UC Berkeley

The dramatic rise in atmospheric carbon concentrations and consequences thereof has spurred a renewed effort to develop strategies to mitigate consumption of fossil fuels and emission of carbon dioxide. Membranes occupy a small niche within the larger strategy of carbon capture and storage as an effective medium to curb carbon dioxide emissions. However, to become competitive with incumbent technologies such as amine scrubbing, the performance of membranes needs to be greatly improved. Separation membranes are engineered to selectively permeate one molecular species over others through a combination of chemical and physical interactions between the molecule and gas. The performance limitations of current commercial polymeric membranes are due to an intrinsic trade-off between its permeability and selectivity. A novel and emerging approach to bypass traditional polymeric transport limitations is through the addition of inorganic nanomaterials. Inorganic materials often have inherently higher selective chemical and size sieving properties than polymers, but their material brittleness limits their large-scale adoption. However, we can harvest the selective properties of inorganics in hybrid polymer/inorganic composites to design membranes whose performance exceeds that of conventional polymers.

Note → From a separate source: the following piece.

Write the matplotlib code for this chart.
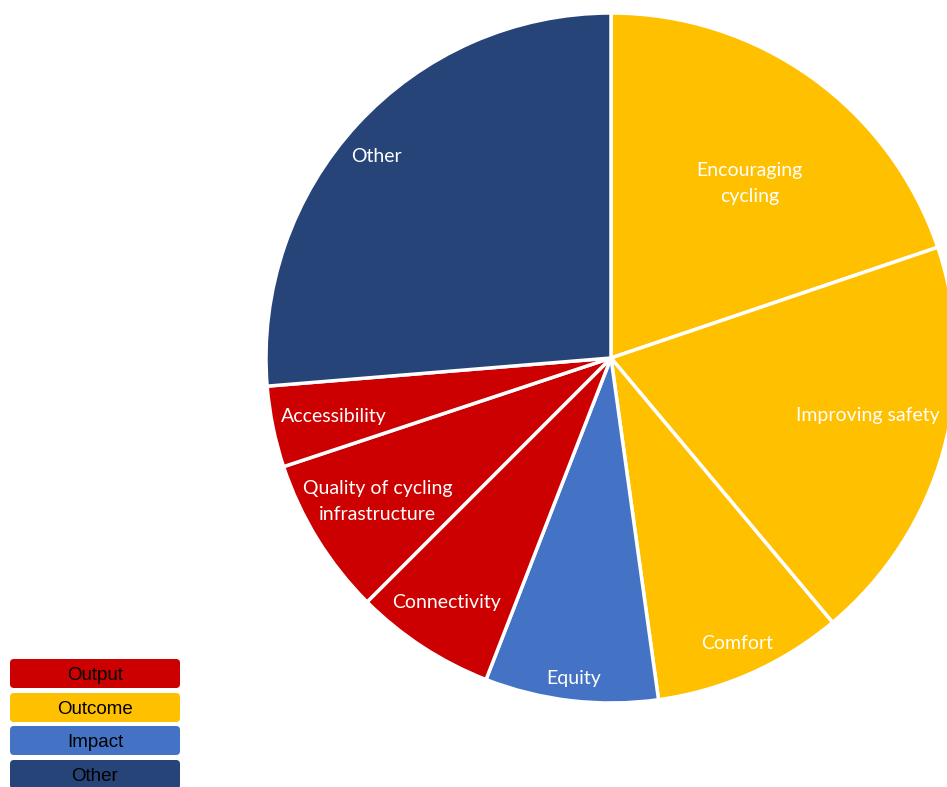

While promising, the primary obstacle towards developing high-performing hybrid membranes is to understand the role of polymer/inorganic interactions on molecular transport properties. These interactions can be highly complex and more often than not, the combination of a polymer and inorganic creates a non-selective membrane due to poor adhesion between phases. As a result, only a few systematic studies aimed to understand the complex nature of the interface have been reported in hybrid systems. Here, I describe the development of a model system using silica nanoparticles to examine contributions from the interface on transport properties. Utilizing this model system, I develop design rules for hybrid membranes and provide a scientific foundation on the role of inorganic size and surface chemistry on molecular transport properties. Polymer dynamics and structure, features that largely govern molecular transport properties, sensitively depend on three key variables (size, surface functionalization, and total volume loading) that are all linked by the total available interfacial surface area of the nanomaterials. From insights gained in these model studies, I explore the design of a completely new class of dual transport membranes using metal-organic frameworks (MOFs) as the inorganic material. By pushing the boundaries of previously achievable MOF loadings, I demonstrate the ability to create a secondary transport pathway through a percolating MOF network, which bypasses transport inefficiencies of the polymer. The new transport channel through the MOF greatly enhances the total CO2 permeability without sacrificing selectivity. Finally, I demonstrate the ability to design a flexible MOF membrane on a polymer support, leading to a new paradigm in inorganic membranes.

The findings presented in this dissertation offer a stronger understanding of fundamental transport properties in hybrid membranes and strategies to design membranes to overcome traditional limitations of polymer membranes. The utilization of dual transport membranes can lead to marked improvement in separation performance, which extends beyond carbon capture applications.